Frequently Asked Questions
Where can I buy a SIM card at Manila Airport (NAIA)?
Globe, Smart, and DITO operate SIM counters and stores in the arrivals areas of Terminals 1, 2, and 3, after you exit customs. Globe has a dedicated store in T3 arrivals, and the counters are generally open 24 hours and accept international cards and cash. Remember that NAIA has four separate terminals not connected by walkways, so you buy from whichever one you land in. Every SIM requires your passport for mandatory SIM registration.
Is there free WiFi at Manila Airport?
Yes. NAIA has free WiFi across all four terminals, provided by Converge, Globe, and Smart, with no password needed. You accept the terms on a portal page, and sessions are time-limited, commonly up to about three hours per provider per day. Speeds have improved to roughly 50 to 60 Mbps, which is plenty to activate a pre-installed eSIM the moment you land.
How do I get from NAIA to Makati or BGC, and will I have data on the way?

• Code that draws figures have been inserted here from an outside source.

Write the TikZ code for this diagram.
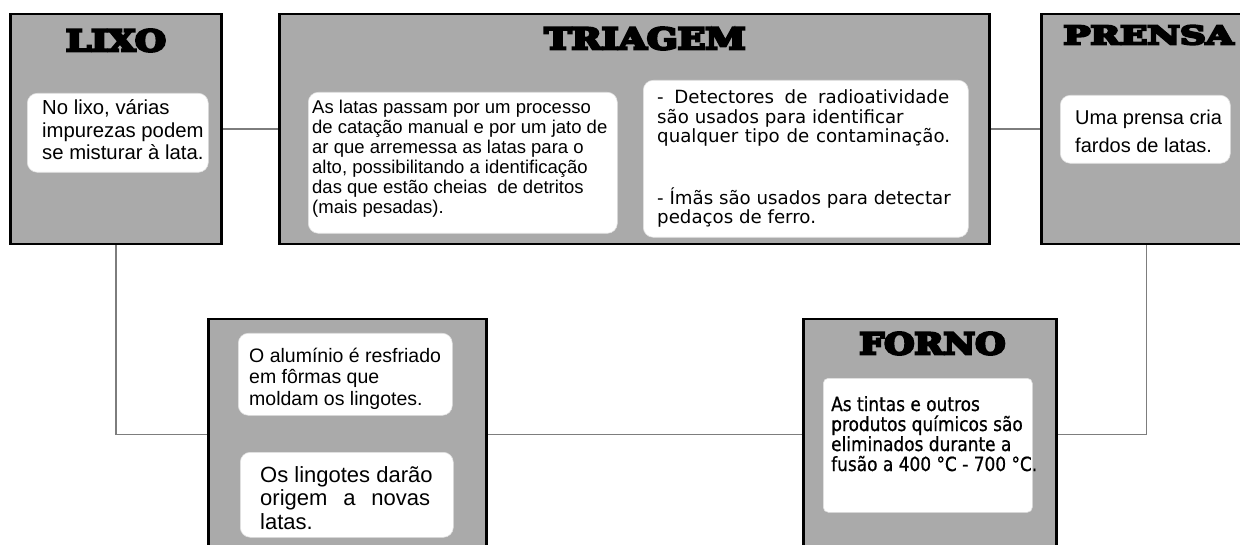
\documentclass[tikz,border=0pt]{standalone}
\usepackage{fontspec}
\usepackage{graphicx}
\setmainfont{Liberation Sans}
\newfontfamily\titlefont{DejaVu Serif}[FakeBold=8,BoldFeatures={FakeBold=8}]
\newfontfamily\verd{DejaVu Sans}
\newfontfamily\verdc{DejaVu Sans}[FakeStretch=0.87,FakeBold=0.8]
\definecolor{boxgray}{RGB}{170,170,170}
\definecolor{linegray}{RGB}{125,125,125}
\pgfdeclarelayer{bg}
\pgfsetlayers{bg,main}
\begin{document}
\begin{tikzpicture}[x=1pt,y=-1pt,
  stage/.style={rectangle, draw=black, line width=2.5pt, fill=boxgray, inner sep=0pt, anchor=north west},
  note/.style={rectangle, fill=white, rounded corners=10pt, inner sep=0pt, anchor=north west, draw=white!88!black, line width=0.6pt},
  ttl/.style={inner sep=0pt},
  txt/.style={inner sep=0pt, anchor=base west, align=left},
  conn/.style={draw=linegray, line width=1.5pt},
]
\useasboundingbox (0,0) rectangle (1240,545);
\begin{scope}
\clip (0,0) rectangle (1240,545);
% stages
\node[stage, minimum width=211pt, minimum height=230pt] (lixo) at (9,13) {};
\node[stage, minimum width=710pt, minimum height=230pt] (triagem) at (278,13) {};
\node[stage, minimum width=210pt, minimum height=230pt] (prensa) at (1040,13) {};
\node[stage, minimum width=278pt, minimum height=230pt] (lingote) at (207,318) {};
\node[stage, minimum width=253pt, minimum height=230pt] (forno) at (802,318) {};
% titles
\node[ttl] (tlixo) at (116,40.5) {\resizebox{100pt}{22pt}{\titlefont\bfseries LIXO}};
\node[ttl] (ttriagem) at (645,38.5) {\resizebox{201pt}{22pt}{\titlefont\bfseries TRIAGEM}};
\node[ttl] (tprensa) at (1148.5,35) {\resizebox{170pt}{19pt}{\titlefont\bfseries PRENSA}};
\node[ttl] (tforno) at (932.5,343.5) {\resizebox{146pt}{22pt}{\titlefont\bfseries FORNO}};
% white notes
\node[note, minimum width=181pt, minimum height=79pt] (nlixo) at (27,93) {};
\node[note, minimum width=309pt, minimum height=141pt] (ntriA) at (308,92) {};
\node[note, minimum width=325pt, minimum height=157pt] (ntriB) at (643,80) {};
\node[note, minimum width=170pt, minimum height=68pt] (nprensa) at (1060,95) {};
\node[note, minimum width=214pt, minimum height=82pt] (nlingA) at (238,333) {};
\node[note, minimum width=213pt, minimum height=85pt] (nlingB) at (240,452) {};
\node[note, rounded corners=5pt, minimum width=209pt, minimum height=134pt] (nforno) at (823,378) {};
% texts (anchor = baseline of the last line)
\node[txt, font=\fontsize{20.3}{22.5}\selectfont] (xlixo) at (42,160)
  {No lixo, várias\\impurezas podem\\se misturar à lata.};
\node[txt, font=\fontsize{18.5}{20}\selectfont] (xtriA) at (312,214)
  {As latas passam por um processo\\de catação manual e por um jato de\\ar que arremessa as latas para o\\alto, possibilitando a identificação\\das que estão cheias \ de detritos\\(mais pesadas).};
\node[txt, font=\verd\fontsize{18.2}{19.5}\selectfont] (xtriB) at (657,224)
  {\makebox[292pt][s]{- Detectores de radioatividade}\\são usados para identificar\\\makebox[293pt][s]{qualquer tipo de contaminação.}\\[40pt]- Ímãs são usados para detectar\\pedaços de ferro.};
\node[txt, font=\fontsize{20}{28.5}\selectfont] (xprensa) at (1075,153)
  {Uma prensa cria\\fardos de latas.};
\node[txt, font=\fontsize{19.5}{21.5}\selectfont] (xlingA) at (249,405)
  {O alumínio é resfriado\\em fôrmas que\\moldam os lingotes.};
\node[txt, font=\fontsize{22}{23.5}\selectfont] (xlingB) at (260,529)
  {Os lingotes darão\\\makebox[170pt][s]{origem a novas}\\latas.};
\node[txt, font=\verdc\fontsize{19.5}{20}\selectfont] (xforno) at (831,471)
  {As tintas e outros\\produtos químicos são\\eliminados durante a\\fusão a 400 °C - 700 °C.};
% connectors
\begin{pgfonlayer}{bg}
\fill[white] (0,0) rectangle (1240,545);
\draw[conn] (lixo.east) -- (triagem.west);
\draw[conn] (triagem.east) -- (prensa.west);
\draw[conn] (lixo.south) |- (lingote.west);
\draw[conn] (prensa.south) |- (forno.east);
\draw[conn] (lingote.east) -- (forno.west);
\end{pgfonlayer}
\end{scope}
\end{tikzpicture}
\end{document}
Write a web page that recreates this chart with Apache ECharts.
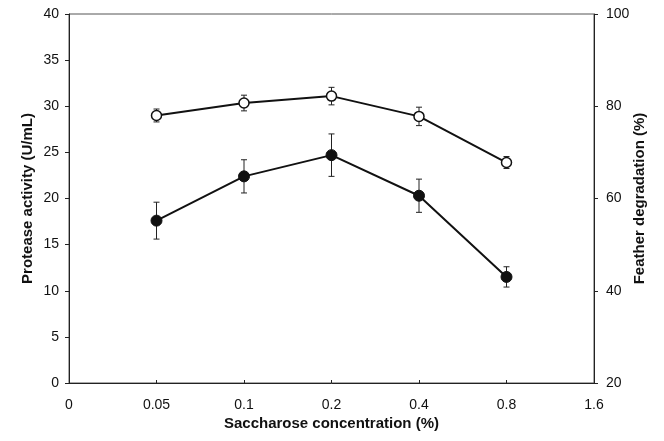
<!DOCTYPE html>
<html>
<head>
<meta charset="utf-8">
<script src="https://cdn.jsdelivr.net/npm/echarts@6/dist/echarts.min.js"></script>
<style>
  html, body { margin: 0; padding: 0; background: #fff; }
  #chart { width: 664px; height: 441px; }
</style>
</head>
<body>
<div id="chart"></div>
<script>
// x positions are evenly spaced categories 0..6
var xLabels = ['0', '0.05', '0.1', '0.2', '0.4', '0.8', '1.6'];
var xIdx = [1, 2, 3, 4, 5];

// protease activity (U/mL), left axis
var protease = [17.6, 22.4, 24.7, 20.3, 11.5];
var proteaseErr = [2.0, 1.8, 2.3, 1.8, 1.1];

// feather degradation (%), right axis
var feather = [78.0, 80.7, 82.2, 77.8, 67.8];
var featherErr = [1.4, 1.7, 1.9, 2.0, 1.3];

var font = 'Liberation Sans, Arial, sans-serif';

function pairs(vals) {
    return xIdx.map(function (x, i) { return [x, vals[i]]; });
}
function bars(vals, errs) {
    return xIdx.map(function (x, i) { return [x, vals[i] - errs[i], vals[i] + errs[i]]; });
}

function errorBar(params, api) {
    var lo = api.coord([api.value(0), api.value(1)]);
    var hi = api.coord([api.value(0), api.value(2)]);
    var w = 3;
    var st = { stroke: '#222', lineWidth: 1 };
    return {
        type: 'group',
        children: [
            { type: 'line', shape: { x1: lo[0], y1: lo[1], x2: hi[0], y2: hi[1] }, style: st },
            { type: 'line', shape: { x1: lo[0] - w, y1: lo[1], x2: lo[0] + w, y2: lo[1] }, style: st },
            { type: 'line', shape: { x1: hi[0] - w, y1: hi[1], x2: hi[0] + w, y2: hi[1] }, style: st }
        ]
    };
}

var chart = echarts.init(document.getElementById('chart'));

chart.setOption({
    animation: false,
    backgroundColor: '#fff',
    grid: {
        left: 69, right: 70, top: 14, bottom: 58,
        show: true, borderColor: '#555', borderWidth: 1
    },
    xAxis: {
        type: 'value', min: 0, max: 6, interval: 1,
        name: 'Saccharose concentration (%)',
        nameLocation: 'middle', nameGap: 33, nameMoveOverlap: false,
        nameTextStyle: { fontFamily: font, fontSize: 15, fontWeight: 'bold', color: '#111' },
        axisLine: { show: true, lineStyle: { color: '#222', width: 1 } },
        axisTick: { show: true, inside: true, length: 3, lineStyle: { color: '#222' } },
        axisLabel: {
            fontFamily: font, fontSize: 14, color: '#111', margin: 15,
            formatter: function (v) { return xLabels[v]; }
        },
        splitLine: { show: false }
    },
    yAxis: [
        {
            type: 'value', min: 0, max: 40, interval: 5, position: 'left',
            name: 'Protease activity (U/mL)',
            nameLocation: 'middle', nameGap: 34, nameRotate: 90, nameMoveOverlap: false,
            nameTextStyle: { fontFamily: font, fontSize: 15, fontWeight: 'bold', color: '#111' },
            axisLine: { show: true, lineStyle: { color: '#222', width: 1 } },
            axisTick: { show: true, length: 4, lineStyle: { color: '#222' } },
            axisLabel: { fontFamily: font, fontSize: 14, color: '#111', margin: 10 },
            splitLine: { show: false }
        },
        {
            type: 'value', min: 20, max: 100, interval: 20, position: 'right',
            name: 'Feather degradation (%)',
            nameLocation: 'middle', nameGap: 38, nameRotate: 90, nameMoveOverlap: false,
            nameTextStyle: { fontFamily: font, fontSize: 15, fontWeight: 'bold', color: '#111' },
            axisLine: { show: true, lineStyle: { color: '#222', width: 1 } },
            axisTick: { show: true, length: 4, lineStyle: { color: '#222' } },
            axisLabel: { fontFamily: font, fontSize: 14, color: '#111', margin: 12 },
            splitLine: { show: false }
        }
    ],
    series: [
        {
            type: 'custom', yAxisIndex: 0, renderItem: errorBar,
            encode: { x: 0, y: [1, 2] }, z: 1,
            data: bars(protease, proteaseErr)
        },
        {
            type: 'custom', yAxisIndex: 1, renderItem: errorBar,
            encode: { x: 0, y: [1, 2] }, z: 1,
            data: bars(feather, featherErr)
        },
        {
            name: 'Protease activity', type: 'line', yAxisIndex: 0, z: 3,
            symbol: 'circle', symbolSize: 11,
            lineStyle: { color: '#111', width: 2 },
            itemStyle: { color: '#111', borderColor: '#111', borderWidth: 1 },
            data: pairs(protease)
        },
        {
            name: 'Feather degradation', type: 'line', yAxisIndex: 1, z: 3,
            symbol: 'circle', symbolSize: 10,
            lineStyle: { color: '#111', width: 2 },
            itemStyle: { color: '#fff', borderColor: '#111', borderWidth: 1.5 },
            data: pairs(feather)
        }
    ]
});
</script>
</body>
</html>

Grab ride-hailing is the most popular and transparent option, costing roughly 300 to 500 PHP to Makati and 350 to 600 PHP to BGC, with drivers using the NAIA Expressway and Skyway. The ride can take 20 minutes to over an hour depending on Manila's traffic. You need a live data connection to book and track a Grab, so a working eSIM is essential for this stretch. Metered airport taxis are an alternative if you prefer not to use the app.
Is buying a SIM at NAIA cheaper than an eSIM?
It depends on your trip. Smart's 599 PHP eSIM for 24 GB over 30 days is good value and includes a local number, but Globe's tourist bundles start around 2,000 PHP and only pay off if you use a lot of data over a full month. For a short city-and-islands trip, an online eSIM from about $5, or around $11 to $15 for 5 GB, usually costs less and skips the queue and the registration form. For most travelers the eSIM wins on price and speed of setup.
Should I install my eSIM before or after landing at NAIA?
Install the eSIM profile before you fly, while you still have home internet, then leave the line switched off until you arrive. When you land at NAIA, turn the eSIM on in your settings and you have data immediately, with no counter visit, no passport registration, and no need to log in to airport WiFi first. Installing after landing works too, but only if you connect to the free NAIA WiFi first, and that is time-limited.